▸ **WHAT IS REQUIRED**
Return, without pictures, the lines from the start of the data through the one that contains "Chart.register(...registerables);".

▸ **COLLECTED MATERIAL**
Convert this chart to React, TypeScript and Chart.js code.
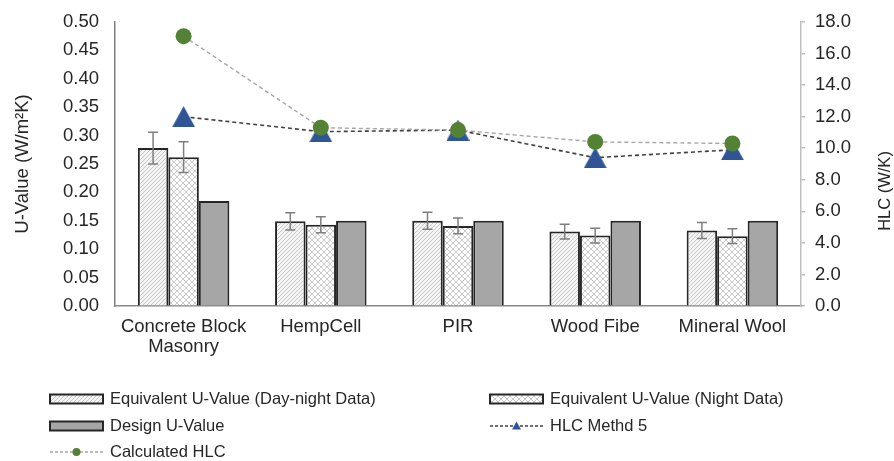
import { useEffect, useRef } from "react";
import { Chart, registerables } from "chart.js";
Chart.register(...registerables);

const categories: (string | string[])[] = [["Concrete Block", "Masonry"], "HempCell", "PIR", "Wood Fibe", "Mineral Wool"];
const uDayNight = [0.278, 0.149, 0.15, 0.131, 0.133];
const uDayNightErr = [0.028, 0.015, 0.015, 0.013, 0.014];
const uNight = [0.262, 0.143, 0.141, 0.124, 0.123];
const uNightErr = [0.027, 0.014, 0.014, 0.013, 0.013];
const uDesign = [0.185, 0.15, 0.15, 0.15, 0.15];
const hlcCalculated = [17.1, 11.3, 11.15, 10.4, 10.3];
const hlcMethod5 = [12.0, 11.05, 11.15, 9.4, 9.9];
const seriesLabels = [
  "Equivalent U-Value (Day-night Data)",
  "Equivalent U-Value (Night Data)",
  "Design U-Value",
  "HLC Methd 5",
  "Calculated HLC",
];
const leftTitle = "U-Value (W/m\u00B2K)";
const rightTitle = "HLC (W/K)";

const FONT = "'Liberation Sans', Arial, sans-serif";
const TEXT = "#262626";

function makeHatch(ctx: CanvasRenderingContext2D) {
  const c = document.createElement("canvas");
  c.width = 4;
  c.height = 4;
  const g = c.getContext("2d")!;
  g.fillStyle = "#f4f4f4";
  g.fillRect(0, 0, 4, 4);
  g.strokeStyle = "#c2c2c2";
  g.lineWidth = 0.9;
  g.beginPath();
  g.moveTo(0, 4);
  g.lineTo(4, 0);
  g.moveTo(-1, 1);
  g.lineTo(1, -1);
  g.moveTo(3, 5);
  g.lineTo(5, 3);
  g.stroke();
  return ctx.createPattern(c, "repeat")!;
}

function makeCross(ctx: CanvasRenderingContext2D) {
  const c = document.createElement("canvas");
  c.width = 6;
  c.height = 6;
  const g = c.getContext("2d")!;
  g.fillStyle = "#ffffff";
  g.fillRect(0, 0, 6, 6);
  g.strokeStyle = "#cacaca";
  g.lineWidth = 1;
  g.beginPath();
  g.moveTo(0, 0);
  g.lineTo(6, 6);
  g.moveTo(0, 6);
  g.lineTo(6, 0);
  g.stroke();
  return ctx.createPattern(c, "repeat")!;
}

function makeTriangle(w: number, h: number, color: string) {
  const c = document.createElement("canvas");
  c.width = w;
  c.height = h;
  const g = c.getContext("2d")!;
  g.fillStyle = color;
  g.beginPath();
  g.moveTo(w / 2, 0);
  g.lineTo(w, h);
  g.lineTo(0, h);
  g.closePath();
  g.fill();
  return c;
}

export default function App() {
  const ref = useRef<HTMLCanvasElement | null>(null);

  useEffect(() => {
    document.body.style.margin = "0";
    const canvas = ref.current!;
    const ctx = canvas.getContext("2d")!;
    const hatch = makeHatch(ctx);
    const cross = makeCross(ctx);
    const tri = makeTriangle(23, 21, "#2f5597");
    const errs = [uDayNightErr, uNightErr];

    const errorBars = {
      id: "errorBars",
      afterDatasetsDraw(chart: any) {
        const c = chart.ctx;
        const ys = chart.scales.y;
        c.save();
        c.strokeStyle = "#7f7f7f";
        c.lineWidth = 1.5;
        [0, 1].forEach((di) => {
          const meta = chart.getDatasetMeta(di);
          const vals = chart.data.datasets[di].data as number[];
          meta.data.forEach((bar: any, i: number) => {
            const v = vals[i];
            const e = errs[di][i];
            const yt = ys.getPixelForValue(v + e);
            const yb = ys.getPixelForValue(v - e);
            c.beginPath();
            c.moveTo(bar.x, yt);
            c.lineTo(bar.x, yb);
            c.moveTo(bar.x - 5, yt);
            c.lineTo(bar.x + 5, yt);
            c.moveTo(bar.x - 5, yb);
            c.lineTo(bar.x + 5, yb);
            c.stroke();
          });
        });
        c.restore();
      },
    };

    const legendAndTitle = {
      id: "customLegend",
      afterDraw(chart: any) {
        const c = chart.ctx;
        c.save();
        // right axis title, reading bottom-to-top
        c.fillStyle = TEXT;
        c.font = `16.5px ${FONT}`;
        c.textAlign = "center";
        c.textBaseline = "middle";
        c.translate(885, 191);
        c.rotate(-Math.PI / 2);
        c.fillText(rightTitle, 0, 0);
        c.setTransform(1, 0, 0, 1, 0, 0);

        const items = [
          { label: seriesLabels[0], kind: "bar", fill: hatch, x: 50, y: 399 },
          { label: seriesLabels[1], kind: "bar", fill: cross, x: 490, y: 399 },
          { label: seriesLabels[2], kind: "bar", fill: "#a6a6a6", x: 50, y: 426 },
          { label: seriesLabels[3], kind: "tri", x: 490, y: 426 },
          { label: seriesLabels[4], kind: "circle", x: 50, y: 452 },
        ];
        items.forEach((it: any) => {
          if (it.kind === "bar") {
            c.fillStyle = it.fill;
            c.fillRect(it.x, it.y - 4.5, 53, 9);
            c.strokeStyle = "#262626";
            c.lineWidth = 2;
            c.strokeRect(it.x, it.y - 4.5, 53, 9);
          } else {
            c.strokeStyle = it.kind === "tri" ? "#404040" : "#a6a6a6";
            c.lineWidth = 1.3;
            c.setLineDash([3, 2]);
            c.beginPath();
            c.moveTo(it.x, it.y);
            c.lineTo(it.x + 53, it.y);
            c.stroke();
            c.setLineDash([]);
            if (it.kind === "tri") {
              c.fillStyle = "#2f5597";
              c.beginPath();
              c.moveTo(it.x + 26.5, it.y - 4.5);
              c.lineTo(it.x + 31, it.y + 3.5);
              c.lineTo(it.x + 22, it.y + 3.5);
              c.closePath();
              c.fill();
            } else {
              c.fillStyle = "#548235";
              c.beginPath();
              c.arc(it.x + 26.5, it.y, 4, 0, Math.PI * 2);
              c.fill();
            }
          }
          c.fillStyle = TEXT;
          c.font = `16.5px ${FONT}`;
          c.textAlign = "left";
          c.textBaseline = "middle";
          c.fillText(it.label, it.x + 60, it.y);
        });
        c.restore();
      },
    };

    const chart = new Chart(canvas, {
      type: "bar",
      data: {
        labels: categories,
        datasets: [
          {
            label: seriesLabels[0],
            data: uDayNight,
            backgroundColor: hatch,
            borderColor: "#262626",
            borderWidth: 2,
            yAxisID: "y",
            order: 2,
          },
          {
            label: seriesLabels[1],
            data: uNight,
            backgroundColor: cross,
            borderColor: "#262626",
            borderWidth: 2,
            yAxisID: "y",
            order: 2,
          },
          {
            label: seriesLabels[2],
            data: uDesign,
            backgroundColor: "#a6a6a6",
            borderColor: "#262626",
            borderWidth: 2,
            yAxisID: "y",
            order: 2,
          },
          {
            type: "line",
            label: seriesLabels[3],
            data: hlcMethod5,
            yAxisID: "y1",
            borderColor: "#404040",
            borderWidth: 1.6,
            borderDash: [4, 3],
            pointStyle: tri,
            pointRadius: 10,
            backgroundColor: "#2f5597",
            order: 1,
          } as any,
          {
            type: "line",
            label: seriesLabels[4],
            data: hlcCalculated,
            yAxisID: "y1",
            borderColor: "#a6a6a6",
            borderWidth: 1.4,
            borderDash: [4, 3],
            pointStyle: "circle",
            pointRadius: 8,
            pointBorderWidth: 0,
            backgroundColor: "#548235",
            pointBackgroundColor: "#548235",
            order: 0,
          } as any,
        ],
      },
      options: {
        animation: false,
        responsive: false,
        events: [],
        layout: { padding: { top: 22, left: 0, right: 0, bottom: 0 } },
        datasets: {
          bar: { categoryPercentage: 0.667, barPercentage: 1 },
        },
        plugins: {
          legend: { display: false },
          tooltip: { enabled: false },
        },
        scales: {
          x: {
            grid: { display: false, drawTicks: false },
            border: { color: "#878787", width: 1.5 },
            ticks: {
              color: TEXT,
              font: { family: FONT, size: 18.5, lineHeight: 1.08 },
              padding: 11,
              maxRotation: 0,
              autoSkip: false,
            },
            afterFit: (s: any) => {
              s.height = 155;
            },
          },
          y: {
            position: "left",
            min: 0,
            max: 0.5,
            grid: { display: true, drawOnChartArea: false, drawTicks: true, tickLength: 16, color: "rgba(0,0,0,0)" },
            border: { color: "#808080", width: 1.5 },
            ticks: {
              stepSize: 0.05,
              color: TEXT,
              padding: 0,
              font: { family: FONT, size: 18.5 },
              callback: (v: any) => Number(v).toFixed(2),
            },
            title: {
              display: true,
              text: leftTitle,
              color: TEXT,
              font: { family: FONT, size: 18.5, lineHeight: 1.2 },
              padding: { top: 12, bottom: 0 },
            },
            afterFit: (s: any) => {
              s.width = 115;
            },
          },
          y1: {
            position: "right",
            min: 0,
            max: 18,
            grid: { drawOnChartArea: false, drawTicks: true, tickLength: 4, color: "#bfbfbf", lineWidth: 1.5 },
            border: { color: "#bfbfbf", width: 1.5 },
            ticks: {
              stepSize: 2,
              color: TEXT,
              padding: 10,
              font: { family: FONT, size: 18.5 },
              callback: (v: any) => Number(v).toFixed(1),
            },
            afterFit: (s: any) => {
              s.width = 93;
            },
          },
        },
      },
      plugins: [errorBars, legendAndTitle],
    });
    return () => chart.destroy();
  }, []);

  return <canvas ref={ref} width={894} height={461} style={{ display: "block" }} />;
}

▸ **COMPLETED TASK**
Convert this chart to React, TypeScript and Chart.js code.
import { useEffect, useRef } from "react";
import { Chart, registerables } from "chart.js";
Chart.register(...registerables);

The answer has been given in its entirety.